### Exercise description
In the material below, please retype the lines from the very first through the one with "from matplotlib.patches import Rectangle", exactly and without pictures.

### Source data
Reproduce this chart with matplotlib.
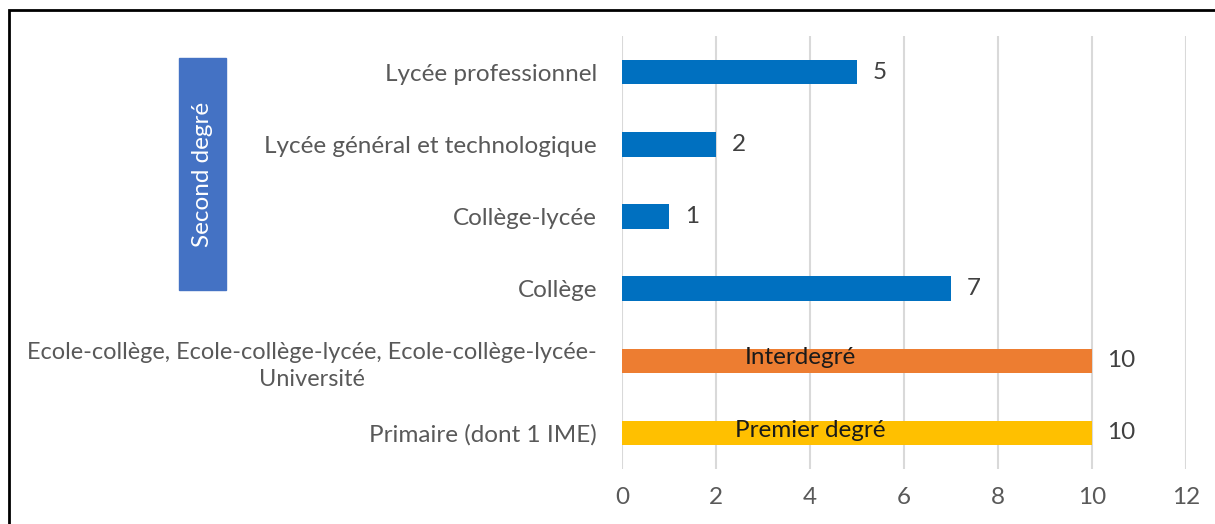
import numpy as np
import matplotlib.pyplot as plt
from matplotlib.patches import Rectangle

# data, bottom to top as drawn
categories = ['Primaire (dont 1 IME)',
              'Ecole-collège, Ecole-collège-lycée, Ecole-collège-lycée-\nUniversité',
              'Collège', 'Collège-lycée', 'Lycée général et technologique',
              'Lycée professionnel']
values = [10, 10, 7, 1, 2, 5]
bar_colors = ['#FFC000', '#ED7D31', '#0070C0', '#0070C0', '#0070C0', '#0070C0']
bar_notes = ['Premier degré', 'Interdegré', '', '', '', '']
note_pos = [4.0, 3.8, 0, 0, 0, 0]
xticks = [0, 2, 4, 6, 8, 10, 12]

plt.rcParams['font.family'] = ['Lato', 'DejaVu Sans']
txt = '#595959'
fs = 17.5

fig = plt.figure(figsize=(12.15, 5.24), dpi=100)
ax = fig.add_axes([0.512, 0.105, 0.464, 0.826])

y = np.arange(len(categories))
ax.barh(y, values, height=0.34, color=bar_colors, zorder=3)

for yi, v, note, nx in zip(y, values, bar_notes, note_pos):
    ax.text(v + 0.33, yi, str(v), va='center', ha='left', fontsize=fs, color='#404040')
    if note:
        ax.text(nx, yi + 0.04, note, va='center', ha='center', fontsize=fs, color='#1a1a1a')

ax.set_yticks(y)
ax.set_yticklabels(categories, fontsize=fs, color=txt, multialignment='center',
                   linespacing=1.35)
# the long two-line label is a touch narrower in the original
ax.get_yticklabels()[1].set_fontsize(16.9)
ax.set_xticks(xticks)
ax.set_xticklabels([str(t) for t in xticks], fontsize=fs, color=txt)
ax.set_xlim(0, 12)
ax.set_ylim(-0.5, 5.5)
ax.tick_params(axis='x', length=0, pad=13)
ax.tick_params(axis='y', length=0, pad=18)
ax.grid(axis='x', color='#D9D9D9', lw=1.5, zorder=0)
for s in ax.spines.values():
    s.set_visible(False)

# "Second degré" bracket box
fig.patches.append(Rectangle((179 / 1215, 1 - 290 / 524), 47 / 1215, 232 / 524,
                             transform=fig.transFigure, color='#4472C4', zorder=2))
fig.text(202.5 / 1215, 1 - 174 / 524, 'Second degré', rotation=90, ha='center', va='center',
         fontsize=fs, color='white')

# outer frame
fig.patches.append(Rectangle((9 / 1215, -0.1), 1.2, 1 - 10 / 524 + 0.1,
                             transform=fig.transFigure, fill=False, ec='black', lw=2))

fig.savefig('out.png', dpi=100)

### Full solution
Reproduce this chart with matplotlib.
import numpy as np
import matplotlib.pyplot as plt
from matplotlib.patches import Rectangle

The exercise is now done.